En cinq minutes d’annonces, Mark Zuckerberg aura acté de la vassalisation de son empire à la future administration de Donald Trump dans un processus de “muskification” radical des politiques de ses plateformes. Dans ce nouveau Meta expurgé de fact-checkeurs, le journalisme est présenté comme l’ennemi de la liberté d’expression. Reporters sans frontières (RSF) s’alarme de cette politique renforcée contre le droit à l’information.

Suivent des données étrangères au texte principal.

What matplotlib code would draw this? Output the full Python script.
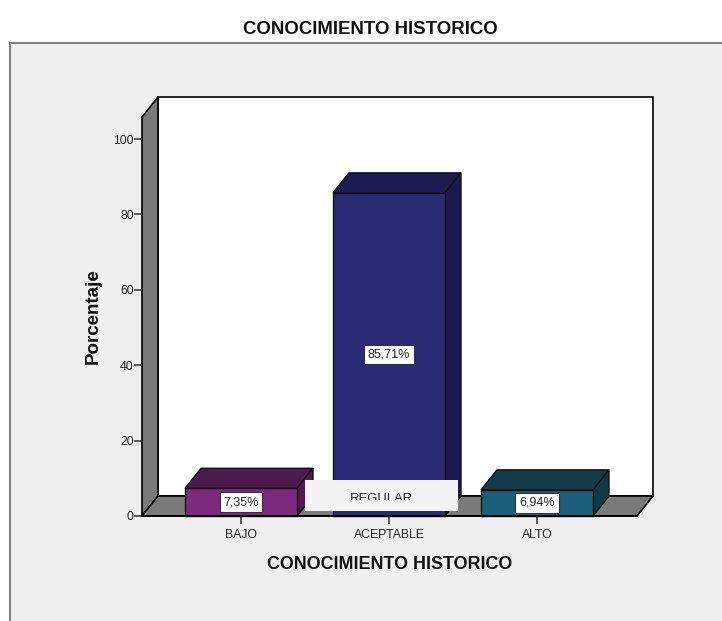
import matplotlib
matplotlib.use("Agg")
from matplotlib import pyplot as plt
from matplotlib.patches import Polygon, Rectangle
from matplotlib.transforms import Affine2D

plt.rcParams['font.family'] = ['Liberation Sans', 'DejaVu Sans']

categorias = ["BAJO", "ACEPTABLE", "ALTO"]
porcentajes = [7.35, 85.71, 6.94]
etiquetas = ["7,35%", "85,71%", "6,94%"]
colores = ["#7b2a7c", "#2a2a75", "#1b5f78"]
colores_top = ["#4e1a4e", "#1c1c52", "#123c4a"]
colores_lado = ["#521c52", "#1a1a4e", "#113a48"]
yticks = [0, 20, 40, 60, 80, 100]

W, H = 722, 621
PX_CAT = 148.0    # pixeles por categoria
PX_Y = 3.77       # pixeles por punto porcentual
DX = 16 / PX_CAT  # profundidad 3D
DY = 20 / PX_Y
ANCHO = 112 / PX_CAT
GRIS = "#7a7a7a"

fig = plt.figure(figsize=(W / 100, H / 100), dpi=100, facecolor="white")
px = Affine2D().scale(1, -1).translate(0, H)  # coordenadas en pixeles desde arriba

# panel de fondo
fig.add_artist(Rectangle((10, 43), 720, 590, transform=px, facecolor="#efefef",
                         edgecolor="#808080", linewidth=1.5, zorder=-1))
fig.text(370 / W, 1 - 30 / H, "CONOCIMIENTO HISTORICO", fontsize=13.4, fontweight="bold",
         ha="center", va="center", color="#111111")

# ejes: frente del cubo
izq, der, arriba, abajo = 142, 637, 117, 516
ax = fig.add_axes([izq / W, 1 - abajo / H, (der - izq) / W, (abajo - arriba) / H])
ax.patch.set_visible(False)
ax.set_xlim(1 + (izq - 241) / PX_CAT, 1 + (der - 241) / PX_CAT)
ax.set_ylim(0, (abajo - arriba) / PX_Y)
for s in ax.spines.values():
    s.set_visible(False)

x0, x1 = ax.get_xlim()
ymax = ax.get_ylim()[1]

# paredes y piso
ax.add_patch(Rectangle((x0 + DX, DY), x1 - x0, ymax, facecolor="white", edgecolor="black",
                       linewidth=1.2, clip_on=False, zorder=1))
ax.add_patch(Polygon([(x0, 0), (x0 + DX, DY), (x0 + DX, ymax + DY), (x0, ymax)], facecolor=GRIS,
                     edgecolor="black", linewidth=1.2, clip_on=False, zorder=1.1))
ax.add_patch(Polygon([(x0, 0), (x0 + DX, DY), (x1 + DX, DY), (x1, 0)], facecolor=GRIS,
                     edgecolor="black", linewidth=1.2, clip_on=False, zorder=1.1))

# barras
posiciones = [1, 2, 3]
for p, v, c, ct, cl in zip(posiciones, porcentajes, colores, colores_top, colores_lado):
    a, b = p - ANCHO / 2, p + ANCHO / 2
    ax.add_patch(Polygon([(a, v), (a + DX, v + DY), (b + DX, v + DY), (b, v)], facecolor=ct,
                         edgecolor="#111111", linewidth=1, clip_on=False, zorder=2))
    ax.add_patch(Polygon([(b, 0), (b + DX, DY), (b + DX, v + DY), (b, v)], facecolor=cl,
                         edgecolor="#111111", linewidth=1, clip_on=False, zorder=2))
ax.bar(posiciones, porcentajes, width=ANCHO, color=colores, edgecolor="#111111", linewidth=1,
       zorder=3, clip_on=False)

# etiquetas de valor
for p, v, t in zip(posiciones, porcentajes, etiquetas):
    ax.text(p, v / 2, t, fontsize=9, ha="center", va="center", color="#222222", zorder=4,
            bbox=dict(boxstyle="square,pad=0.3", facecolor="white", edgecolor="#333333", linewidth=0.8))

ax.set_xticks(posiciones, labels=categorias)
ax.set_yticks(yticks)
ax.tick_params(axis="both", length=6, width=1.1, color="#333333", labelsize=8.8, labelcolor="#222222")
ax.tick_params(axis="x", pad=3)
ax.tick_params(axis="y", pad=0)
ax.set_xlabel("CONOCIMIENTO HISTORICO", fontsize=12.9, fontweight="bold", color="#111111", labelpad=11)
ax.set_ylabel("Porcentaje", fontsize=13.5, fontweight="bold", color="#111111", labelpad=8)
ax.axhline(0, color="black", linewidth=1.2, zorder=3, clip_on=False)

# recuadro que tapa la etiqueta original
fig.add_artist(Rectangle((305, 480), 153, 31, transform=px, facecolor="#f3f3f3", edgecolor="none", zorder=10))
tapado = fig.text(381.5 / W, 1 - 499 / H, "REGULAR", fontsize=9.4, ha="center", va="center", color="#222222", zorder=11)
tapado.set_clip_path(Rectangle((340, 492), 90, 8, transform=px))
tapado.set_clip_on(True)

fig.savefig("out.png", dpi=100, facecolor="white")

Journalisme, dehors. Mark Zuckerberg, patron du groupe Meta, a annoncé dans une vidéo publiée sur Facebook le 7 janvier 2025, la nouvelle politique de son entreprise en matière d’information et de débats politiques. Le milliardaire souhaite “se débarrasser des fact-checkeurs”, accusés d’avoir contribué à éroder la confiance en ligne plutôt que de la renouveler, pour les remplacer par un système dérivé des “Community Notes” (“notes de la communauté”) de X, qui laissera donc le soin aux utilisateurs de vérifier eux-mêmes la fiabilité des informations. Cette annonce, sidérante compte tenu de la vigueur avec laquelle Meta défendait le fact-checking pour lutter contre la désinformation sur ses plateformes, est suivie d’autres nouveautés stratégiques qui dessinent une ligne claire. L’objectif de cette nouvelle politique saute aux yeux : rendre allégeance à Donald Trump en “muskifiant” à toute allure ses plateformes plébiscitées par plus de trois milliards d’utilisateurs quotidiens, selon ses chiffres.

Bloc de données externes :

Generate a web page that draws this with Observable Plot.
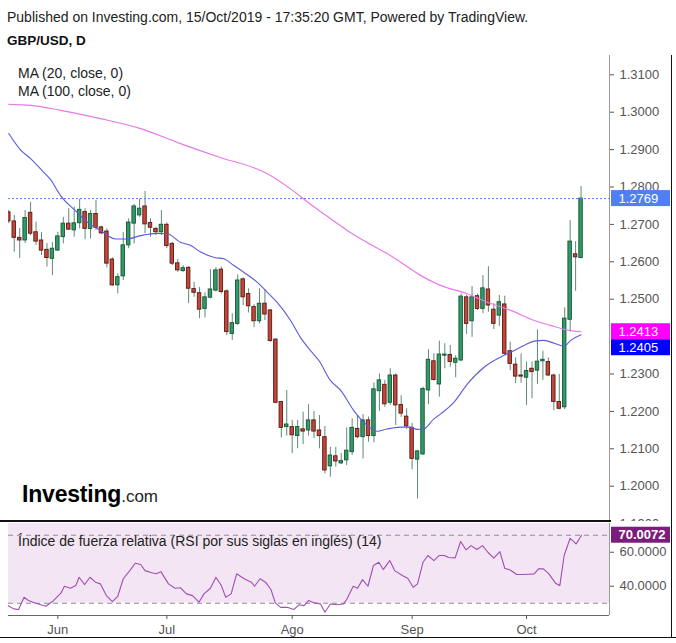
<!DOCTYPE html>
<html>
<head>
<meta charset="utf-8">
<script src="https://cdn.jsdelivr.net/npm/d3@7"></script>
<script src="https://cdn.jsdelivr.net/npm/@observablehq/plot@0.6"></script>
<style>
  body { margin: 0; background: #fff; font-family: "Liberation Sans", Arial, Helvetica, sans-serif; }
  #wrap { position: relative; width: 676px; height: 643px; overflow: hidden; background: #fff; }
  .abs { position: absolute; white-space: nowrap; line-height: 1; }
</style>
</head>
<body>
<div id="wrap">
  <div id="price" class="abs" style="left:0;top:0;width:676px;height:521px;overflow:hidden"></div>
  <div id="rsi" class="abs" style="left:0;top:521px"></div>
  <div class="abs" style="left:7px;top:10px;font-size:14px;color:#222">Published on Investing.com, 15/Oct/2019 - 17:35:20 GMT, Powered by TradingView.</div>
  <div class="abs" style="left:7px;top:34px;font-size:13.5px;font-weight:bold;color:#111">GBP/USD, D</div>
  <div class="abs" style="left:18px;top:66px;font-size:14px;color:#222">MA (20, close, 0)</div>
  <div class="abs" style="left:18px;top:84px;font-size:14px;color:#222">MA (100, close, 0)</div>
  <div class="abs" style="left:22px;top:483px;color:#000"><span style="font-size:23px;font-weight:bold;letter-spacing:-0.2px">Investing</span><span style="font-size:17px;color:#222">.com</span></div>
  <div class="abs" style="left:18px;top:534px;font-size:14px;color:#222">Índice de fuerza relativa (RSI por sus siglas en inglés) (14)</div>
  <div class="abs" style="left:0;top:520px;width:611px;height:2px;background:#111"></div>
  <div class="abs" style="left:671px;top:55px;width:1px;height:583px;background:#111"></div>
  <div class="abs" style="left:0;top:637px;width:676px;height:1px;background:#111"></div>
</div>
<script>
// ---- Daily candles (bar 1 = 21 May 2019 ... bar 106 = 15 Oct 2019) ----
const opens  = [1.2732,1.2708,1.2664,1.2657,1.2731,1.2679,1.2657,1.2632,1.2608,1.2630,
                1.2666,1.2702,1.2684,1.2703,1.2733,1.2688,1.2728,1.2692,1.2681,1.2606,
                1.2537,1.2561,1.2644,1.2702,1.2724,1.2748,1.2704,1.2688,1.2679,1.2699,
                1.2648,1.2596,1.2575,1.2584,1.2527,1.2516,1.2474,1.2504,1.2523,1.2579,
                1.2521,1.2407,1.2434,1.2553,1.2514,1.2479,1.2441,1.2488,1.2470,1.2392,
                1.2225,1.2158,1.2158,1.2134,1.2152,1.2149,1.2176,1.2149,1.2131,1.2053,
                1.2080,1.2061,1.2069,1.2091,1.2153,1.2131,1.2176,1.2134,1.2254,1.2271,
                1.2223,1.2296,1.2217,1.2186,1.2156,1.2071,1.2085,1.2256,1.2334,1.2272,
                1.2349,1.2351,1.2330,1.2336,1.2505,1.2441,1.2508,1.2474,1.2526,1.2472,
                1.2456,1.2486,1.2361,1.2325,1.2296,1.2290,1.2314,1.2309,1.2334,1.2332,
                1.2296,1.2225,1.2211,1.2445,1.2620,1.2610];
const highs  = [1.2737,1.2724,1.2689,1.2737,1.2759,1.2706,1.2678,1.2649,1.2652,1.2679,
                1.2719,1.2742,1.2746,1.2767,1.2742,1.2737,1.2764,1.2695,1.2688,1.2611,
                1.2568,1.2678,1.2715,1.2753,1.2768,1.2788,1.2715,1.2692,1.2737,1.2704,
                1.2652,1.2606,1.2590,1.2587,1.2545,1.2531,1.2517,1.2579,1.2584,1.2586,
                1.2525,1.2461,1.2565,1.2557,1.2528,1.2485,1.2528,1.2525,1.2472,1.2394,
                1.2227,1.2256,1.2176,1.2176,1.2198,1.2218,1.2200,1.2189,1.2160,1.2104,
                1.2104,1.2087,1.2156,1.2180,1.2189,1.2192,1.2185,1.2276,1.2300,1.2283,
                1.2314,1.2300,1.2242,1.2207,1.2168,1.2096,1.2265,1.2365,1.2354,1.2388,
                1.2381,1.2376,1.2349,1.2514,1.2510,1.2534,1.2514,1.2563,1.2587,1.2488,
                1.2510,1.2508,1.2385,1.2343,1.2354,1.2332,1.2332,1.2418,1.2361,1.2343,
                1.2300,1.2299,1.2477,1.2710,1.2654,1.2801];
const lows   = [1.2702,1.2626,1.2609,1.2649,1.2670,1.2644,1.2617,1.2586,1.2563,1.2628,
                1.2648,1.2684,1.2666,1.2688,1.2659,1.2661,1.2684,1.2673,1.2584,1.2534,
                1.2514,1.2550,1.2635,1.2648,1.2719,1.2675,1.2666,1.2670,1.2670,1.2635,
                1.2590,1.2572,1.2572,1.2488,1.2505,1.2448,1.2450,1.2501,1.2519,1.2514,
                1.2403,1.2390,1.2430,1.2483,1.2463,1.2424,1.2434,1.2443,1.2385,1.2220,
                1.2129,1.2134,1.2087,1.2100,1.2111,1.2134,1.2127,1.2100,1.2033,1.2024,
                1.2051,1.2058,1.2055,1.2082,1.2127,1.2073,1.2118,1.2116,1.2200,1.2211,
                1.2216,1.2162,1.2184,1.2152,1.2044,1.1966,1.2082,1.2218,1.2281,1.2238,
                1.2314,1.2318,1.2290,1.2334,1.2406,1.2398,1.2470,1.2461,1.2465,1.2419,
                1.2427,1.2349,1.2309,1.2274,1.2275,1.2216,1.2234,1.2272,1.2283,1.2293,
                1.2202,1.2204,1.2205,1.2412,1.2521,1.2608];
const closes = [1.2708,1.2664,1.2657,1.2717,1.2675,1.2654,1.2630,1.2610,1.2635,1.2668,
                1.2702,1.2686,1.2703,1.2739,1.2688,1.2728,1.2691,1.2676,1.2595,1.2537,
                1.2559,1.2644,1.2705,1.2748,1.2742,1.2700,1.2691,1.2679,1.2699,1.2642,
                1.2595,1.2577,1.2583,1.2528,1.2517,1.2472,1.2505,1.2526,1.2577,1.2519,
                1.2412,1.2436,1.2550,1.2505,1.2481,1.2441,1.2488,1.2459,1.2388,1.2223,
                1.2156,1.2165,1.2136,1.2158,1.2146,1.2176,1.2146,1.2134,1.2042,1.2082,
                1.2066,1.2067,1.2095,1.2156,1.2131,1.2176,1.2134,1.2259,1.2283,1.2219,
                1.2296,1.2216,1.2194,1.2160,1.2073,1.2093,1.2260,1.2338,1.2284,1.2352,
                1.2352,1.2332,1.2341,1.2507,1.2434,1.2505,1.2474,1.2529,1.2483,1.2434,
                1.2492,1.2354,1.2327,1.2293,1.2293,1.2308,1.2305,1.2333,1.2338,1.2296,
                1.2225,1.2207,1.2448,1.2654,1.2612,1.2769];

// ---- Moving averages (bar position, value) ----
const ma20Idx = [1,3.1,5,7.1,8.7,10.5,13.5,15.4,17.8,20.6,22.7,25.2,28.2,30.1,32.5,34.3,36.2,38.9,40.4,42.3,
                 44.1,46.6,48.4,50.2,52.7,54.5,56.4,57.9,60.0,61.9,64.3,66.8,68.6,70.4,72.9,74.7,75.9,77.1,79.0,80.3,
                 82.7,85.2,88.2,91.2,93.1,95.5,97.4,99.2,101.1,102.9,104.1,106];
const ma20Val = [1.2943,1.2900,1.2876,1.2844,1.2819,1.2777,1.2733,1.2706,1.2684,1.2661,1.2661,1.2670,1.2676,1.2675,1.2652,1.2644,1.2626,1.2611,1.2608,1.2590,
                 1.2572,1.2545,1.2519,1.2492,1.2443,1.2398,1.2362,1.2336,1.2283,1.2256,1.2202,1.2162,1.2147,1.2153,1.2158,1.2158,1.2152,1.2153,1.2180,1.2194,
                 1.2225,1.2274,1.2318,1.2345,1.2358,1.2376,1.2388,1.2390,1.2382,1.2374,1.2390,1.2405];
const ma100Idx = [1,5,10.5,17.8,25.2,32.5,39.8,47.2,49,52.7,55.1,58.8,63.1,66.1,71,72.9,76.6,80.2,85.2,88.8,93.1,97.4,100.4,103.4,106];
const ma100Val = [1.3021,1.3018,1.3005,1.2983,1.2956,1.2916,1.2879,1.2844,1.2831,1.2795,1.2768,1.2728,1.2684,1.2657,1.2617,1.2599,1.2563,1.2537,1.2514,1.2492,1.2470,1.2443,1.2430,1.2418,1.2413];

// ---- RSI (14) ----
const rsiIdx = [0.9,1.9,2.8,3.8,4.6,5.8,7.8,9.0,10.6,11.2,12.3,13.3,13.9,14.9,15.9,16.9,17.8,18.9,20.0,21.0,
                22.0,23.2,24.2,25.2,26.0,27.2,28.1,28.9,30.3,31.5,32.5,33.6,34.7,35.9,36.8,38.0,39.0,40.0,40.8,41.8,
                42.8,44.2,45.5,46.1,47.1,48.1,49.1,49.9,50.9,52.1,53.3,54.2,55.2,56.0,57.1,58.2,59.0,60.0,61.2,62.4,
                63.0,64.2,65.0,65.9,66.9,67.9,68.9,69.7,70.9,71.8,73.2,74.2,75.2,76.0,77.0,77.9,79.0,80.0,80.9,81.7,
                82.9,83.9,84.9,85.8,86.9,87.9,88.9,90.0,91.1,92.0,93.0,94.2,95.2,96.4,97.4,98.2,99.1,100.1,101.3,102.1,
                102.9,104.0,105.1,106.1];
const rsiVal = [28.6,26.7,26.3,33.5,31.6,30.2,28.2,31.0,36.1,40.0,38.8,40.4,45.3,41.0,45.3,42.4,41.4,34.5,31.0,34.1,
                44.4,49.2,53.5,52.8,49.2,47.9,47.3,48.6,41.4,38.8,39.1,35.5,34.5,30.6,35.5,38.8,45.3,40.4,33.5,35.5,
                47.3,44.4,42.4,40.0,44.4,42.4,38.1,30.2,27.6,27.6,26.3,29.1,28.6,31.6,30.2,29.6,24.7,29.6,29.1,29.6,
                32.2,40.0,38.8,43.9,40.0,52.2,54.1,49.8,55.1,49.2,46.3,44.7,39.4,41.4,54.1,58.1,55.1,58.1,58.1,56.9,
                56.7,66.3,61.4,63.9,61.6,63.9,60.0,56.5,60.4,50.6,49.6,46.9,46.9,47.1,47.3,50.2,50.2,47.3,41.8,40.4,
                58.1,68.2,64.9,70.0072];

// ---- Axis ticks and labels (1.2400 is hidden behind the MA value tags) ----
const priceTicks = [1.19,1.20,1.21,1.22,1.23,1.25,1.26,1.27,1.28,1.29,1.30,1.31];
const rsiTicks = [40, 60];
const rsiBands = [30, 70];
const monthTickIdx = [10, 30, 53, 75, 96];
const monthLabels = ["Jun", "Jul", "Ago", "Sep", "Oct"];

// ---- build ----
const FONT = '"Liberation Sans", Arial, Helvetica, sans-serif';
const fmt4 = d3.format(".4f");
const xDom = [0.945, 111.22];
const priceDom = [1.19056, 1.31516];
const rsiDom = [22.8, 76.9];

const candles = opens.map((o, i) => ({k: i + 1, o, h: highs[i], l: lows[i], c: closes[i]}));
const ma20 = ma20Idx.map((k, i) => ({k, v: ma20Val[i]}));
const ma100 = ma100Idx.map((k, i) => ({k, v: ma100Val[i]}));
const rsi = rsiIdx.map((k, i) => ({k, v: rsiVal[i]}));
const monthLabelOf = new Map(monthTickIdx.map((k, i) => [k, monthLabels[i]]));

const upFill = "#2f9b65", upStroke = "#17553a", dnFill = "#c3463b", dnStroke = "#5a1a14", wick = "#5e8a73";

function tag(value, color, dy, bold) {
  return [
    Plot.rect([value], {x1: () => xDom[1], x2: () => xDom[1], y1: d => d, y2: d => d,
      insetLeft: 2, insetRight: -61, insetTop: -8, insetBottom: -8, dy, fill: color}),
    Plot.text([value], {x: () => xDom[1], y: d => d, text: d => fmt4(d), dx: 9, dy,
      textAnchor: "start", fill: "white", fontSize: 13, fontWeight: bold ? "bold" : "normal"})
  ];
}

const lastClose = closes[closes.length - 1];
const ma20Last = ma20Val[ma20Val.length - 1];
const ma100Last = ma100Val[ma100Val.length - 1];
const rsiLast = rsiVal[rsiVal.length - 1];

const pricePlot = Plot.plot({
  width: 676, height: 535,
  marginLeft: 8, marginRight: 67, marginTop: 55, marginBottom: 14,
  x: {domain: xDom, axis: null},
  y: {domain: priceDom, axis: null},
  style: {fontFamily: FONT, fontSize: "13px", color: "#555", background: "transparent", overflow: "visible"},
  marks: [
    Plot.ruleX([xDom[1]], {stroke: "#9a9a9a"}),
    Plot.ruleX(candles, {x: "k", y1: "l", y2: "h", stroke: wick, strokeWidth: 1, clip: true}),
    Plot.rect(candles, {
      x1: d => d.k - 0.32, x2: d => d.k + 0.32, y1: "o", y2: "c",
      fill: d => d.c >= d.o ? upFill : dnFill,
      stroke: d => d.c >= d.o ? upStroke : dnStroke,
      strokeWidth: 0.9, clip: true
    }),
    Plot.line(ma100, {x: "k", y: "v", stroke: "#e77be7", strokeWidth: 1.2, curve: "monotone-x", clip: true}),
    Plot.line(ma20, {x: "k", y: "v", stroke: "#5b5bd9", strokeWidth: 1.1, curve: "monotone-x", clip: true}),
    Plot.ruleY([lastClose], {stroke: "#4f7ff0", strokeDasharray: "2,2", strokeWidth: 1}),
    Plot.axisY({ticks: priceTicks, anchor: "right", label: null, tickFormat: fmt4, tickSize: 4, tickPadding: 6, fontSize: 13}),
    ...tag(lastClose, "#4f7ff0", 0, false),
    ...tag(ma100Last, "#ff00ff", 0, false),
    ...tag(ma20Last, "#0000ff", 13, false)
  ]
});
document.getElementById("price").appendChild(pricePlot);

const rsiPlot = Plot.plot({
  width: 676, height: 122,
  marginLeft: 8, marginRight: 67, marginTop: 2, marginBottom: 28,
  x: {domain: xDom, axis: null},
  y: {domain: rsiDom, axis: null},
  style: {fontFamily: FONT, fontSize: "13px", color: "#555", background: "#fff", overflow: "visible"},
  marks: [
    Plot.rect([rsiBands], {x1: () => xDom[0], x2: () => xDom[1], y1: d => d[0], y2: () => rsiDom[1], fill: "#f3e5f3"}),
    Plot.ruleY(rsiBands, {stroke: "#8c8c8c", strokeDasharray: "5,4"}),
    Plot.line(rsi, {x: "k", y: "v", stroke: "#a04fb4", strokeWidth: 1.1, clip: true}),
    Plot.ruleX([xDom[1]], {stroke: "#9a9a9a"}),
    Plot.ruleY([rsiDom[0]], {stroke: "#666"}),
    Plot.axisY({ticks: rsiTicks, anchor: "right", label: null, tickFormat: fmt4, tickSize: 4, tickPadding: 6, fontSize: 13}),
    Plot.axisX({ticks: monthTickIdx, anchor: "bottom", label: null, tickFormat: d => monthLabelOf.get(d), tickSize: 4, tickPadding: 5, fontSize: 13}),
    ...tag(rsiLast, "#7b1e7b", 0, true)
  ]
});
document.getElementById("rsi").appendChild(rsiPlot);
</script>
</body>
</html>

Pour ce faire, Mark Zuckerberg réemploie les thèmes fétiches du patron de X en accusant les médias traditionnels d’avoir “poussé en faveur de toujours plus de censure”. Pour RSF, cette nouvelle politique, qui ne s’appliquerait dans un premier temps qu’aux États-Unis,  s’inscrit dans une stratégie globale de marginalisation du journalisme et de ses acteurs, au nom d’une liberté d’expression dévoyée au service d’intérêts idéologiques.

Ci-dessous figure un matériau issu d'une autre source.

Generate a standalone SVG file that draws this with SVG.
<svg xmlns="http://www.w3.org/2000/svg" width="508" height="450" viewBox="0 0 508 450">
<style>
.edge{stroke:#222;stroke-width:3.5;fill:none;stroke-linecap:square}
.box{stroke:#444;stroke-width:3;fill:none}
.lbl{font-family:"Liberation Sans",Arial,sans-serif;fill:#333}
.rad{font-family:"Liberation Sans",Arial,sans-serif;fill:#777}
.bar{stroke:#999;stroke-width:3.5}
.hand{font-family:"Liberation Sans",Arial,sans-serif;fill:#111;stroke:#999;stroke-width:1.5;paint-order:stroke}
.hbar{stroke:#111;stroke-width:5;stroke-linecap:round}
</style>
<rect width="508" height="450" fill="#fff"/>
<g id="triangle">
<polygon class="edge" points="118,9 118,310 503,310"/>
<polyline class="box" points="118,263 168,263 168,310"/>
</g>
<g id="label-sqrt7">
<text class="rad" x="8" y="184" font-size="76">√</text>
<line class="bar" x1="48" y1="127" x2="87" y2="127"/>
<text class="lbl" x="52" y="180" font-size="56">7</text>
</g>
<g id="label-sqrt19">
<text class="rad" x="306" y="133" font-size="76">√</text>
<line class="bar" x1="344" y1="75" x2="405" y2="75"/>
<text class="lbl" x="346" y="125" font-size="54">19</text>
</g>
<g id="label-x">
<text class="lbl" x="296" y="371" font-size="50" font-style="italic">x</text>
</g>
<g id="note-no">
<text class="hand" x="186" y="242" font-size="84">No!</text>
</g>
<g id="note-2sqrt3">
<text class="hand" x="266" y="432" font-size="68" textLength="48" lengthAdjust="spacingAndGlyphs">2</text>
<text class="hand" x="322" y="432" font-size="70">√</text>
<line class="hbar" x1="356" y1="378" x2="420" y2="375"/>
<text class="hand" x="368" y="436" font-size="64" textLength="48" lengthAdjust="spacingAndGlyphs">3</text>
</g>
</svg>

“Mark Zuckerberg suit le mouvement initié par Elon Musk sur X et prête allégeance à l’idéologie portée par Donald Trump, enterrant le journalisme au profit d’une conception absolutiste de la liberté d’expression. Cette ‘muskification’ des plateformes du groupe Meta obéit à une stratégie politique : les intérêts des acteurs privés prévalent sur la nécessité d’une conversation publique fondée sur les faits. Pourtant, la promotion de la vérité n’est pas une censure, la régulation démocratique n’est pas une entrave illégitime. Mark Zuckerberg dit être ‘allé trop loin’ : c’est désormais en arrière toute qu’il s’engage.

Thibaut Bruttin
Directeur général de RSF

Cette annonce s’inscrit dans une série de décisions prises par Meta qui témoignent d’un virage anti-journalistique assumé. En 2023, le groupe avait déjà supprimé Facebook News dans plusieurs pays et choisi de bannir les médias au Canada en représailles au vote de la loi C-18, qui le force à les rémunérer. Des modifications d’algorithme avaient également restreint le trafic en direction des sites des médias sur Facebook.

En s’attaquant aujourd’hui au fact-checking, dont elle avait fait l’un des symboles de sa lutte contre la désinformation, Meta accentue sa logique de désengagement vis-à-vis du droit d’accéder à l’information fiable et renforce son modèle basé sur la viralité, au risque d’amplifier les discours haineux, les manipulations et les fausses informations.